> [Set exercise]:
Reproduce the data exactly and drop any pictures it holds.

> [Source excerpt]:
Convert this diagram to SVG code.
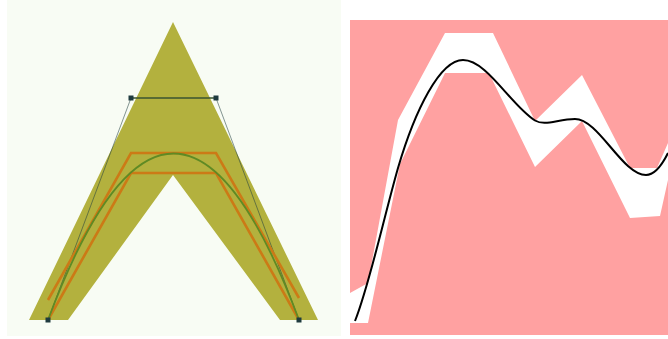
<svg xmlns="http://www.w3.org/2000/svg" width="668" height="339" viewBox="0 0 668 339">
  <style>
    .ortho { fill: none; stroke: #cc7a16; stroke-width: 2.6; stroke-linejoin: miter; }
    .ctrl { fill: none; stroke: #23403f; stroke-width: 1; }
    .handle { fill: #1f3b3f; }
    .bez { fill: none; stroke: #5f8a24; stroke-width: 1.8; }
  </style>
  <rect x="0" y="0" width="668" height="339" fill="#ffffff"/>
  <g id="left-panel">
    <rect x="7" y="0" width="334" height="336" fill="#f8fcf4"/>
    <polygon points="173,22 318,320 280,320 173,175 68,320 29,320" fill="#b3b13e"/>
    <g id="control-polygon">
      <polyline class="ctrl" points="48,320 131,98" opacity="0.55"/>
      <polyline class="ctrl" points="216,98 299,320" opacity="0.55"/>
      <line x1="131" y1="98" x2="216" y2="98" stroke="#3a5530" stroke-width="1.5"/>
    </g>
    <g id="orange-paths">
      <polyline class="ortho" points="48,300 131,153 216,153 299,298"/>
      <polyline class="ortho" points="48,320 131,173 216,173 299,320"/>
    </g>
    <path id="bezier-curve" class="bez" d="M48,320 C131,98 216,98 299,320"/>
    <g id="handles">
      <rect class="handle" x="128.5" y="95.5" width="5" height="5"/>
      <rect class="handle" x="213.5" y="95.5" width="5" height="5"/>
      <rect class="handle" x="45.5" y="317.5" width="5" height="5" fill="#2b4a3a"/>
      <rect class="handle" x="296.5" y="317.5" width="5" height="5" fill="#2b4a3a"/>
    </g>
  </g>
  <g id="right-panel">
    <rect x="350" y="20" width="318" height="315" fill="#ffa1a1"/>
    <polygon fill="#ffffff" points="350,293 368,283 398,120 445,33 493,33 535,121 582,75 630,168 657,168 668,143 668,180 660,216 630,218 582,121 535,167 489,73 445,73 400,164 368,323 350,323"/>
    <path id="fit-curve" fill="none" stroke="#000000" stroke-width="2" d="M355,321 C369.3,285.2 383.7,218 398,168 C415,110 440,60 463,60 C487,60 511,105.6 535,120.5 C545,126.5 558,119 575,119 C598.7,119 622.3,175 646,175 C653.3,175 660.7,167.7 668,153"/>
  </g>
</svg>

> [Worked answer]:
Convert this diagram to SVG code.
<svg xmlns="http://www.w3.org/2000/svg" width="668" height="339" viewBox="0 0 668 339">
  <style>
    .ortho { fill: none; stroke: #cc7a16; stroke-width: 2.6; stroke-linejoin: miter; }
    .ctrl { fill: none; stroke: #23403f; stroke-width: 1; }
    .handle { fill: #1f3b3f; }
    .bez { fill: none; stroke: #5f8a24; stroke-width: 1.8; }
  </style>
  <rect x="0" y="0" width="668" height="339" fill="#ffffff"/>
  <g id="left-panel">
    <rect x="7" y="0" width="334" height="336" fill="#f8fcf4"/>
    <polygon points="173,22 318,320 280,320 173,175 68,320 29,320" fill="#b3b13e"/>
    <g id="control-polygon">
      <polyline class="ctrl" points="48,320 131,98" opacity="0.55"/>
      <polyline class="ctrl" points="216,98 299,320" opacity="0.55"/>
      <line x1="131" y1="98" x2="216" y2="98" stroke="#3a5530" stroke-width="1.5"/>
    </g>
    <g id="orange-paths">
      <polyline class="ortho" points="48,300 131,153 216,153 299,298"/>
      <polyline class="ortho" points="48,320 131,173 216,173 299,320"/>
    </g>
    <path id="bezier-curve" class="bez" d="M48,320 C131,98 216,98 299,320"/>
    <g id="handles">
      <rect class="handle" x="128.5" y="95.5" width="5" height="5"/>
      <rect class="handle" x="213.5" y="95.5" width="5" height="5"/>
      <rect class="handle" x="45.5" y="317.5" width="5" height="5" fill="#2b4a3a"/>
      <rect class="handle" x="296.5" y="317.5" width="5" height="5" fill="#2b4a3a"/>
    </g>
  </g>
  <g id="right-panel">
    <rect x="350" y="20" width="318" height="315" fill="#ffa1a1"/>
    <polygon fill="#ffffff" points="350,293 368,283 398,120 445,33 493,33 535,121 582,75 630,168 657,168 668,143 668,180 660,216 630,218 582,121 535,167 489,73 445,73 400,164 368,323 350,323"/>
    <path id="fit-curve" fill="none" stroke="#000000" stroke-width="2" d="M355,321 C369.3,285.2 383.7,218 398,168 C415,110 440,60 463,60 C487,60 511,105.6 535,120.5 C545,126.5 558,119 575,119 C598.7,119 622.3,175 646,175 C653.3,175 660.7,167.7 668,153"/>
  </g>
</svg>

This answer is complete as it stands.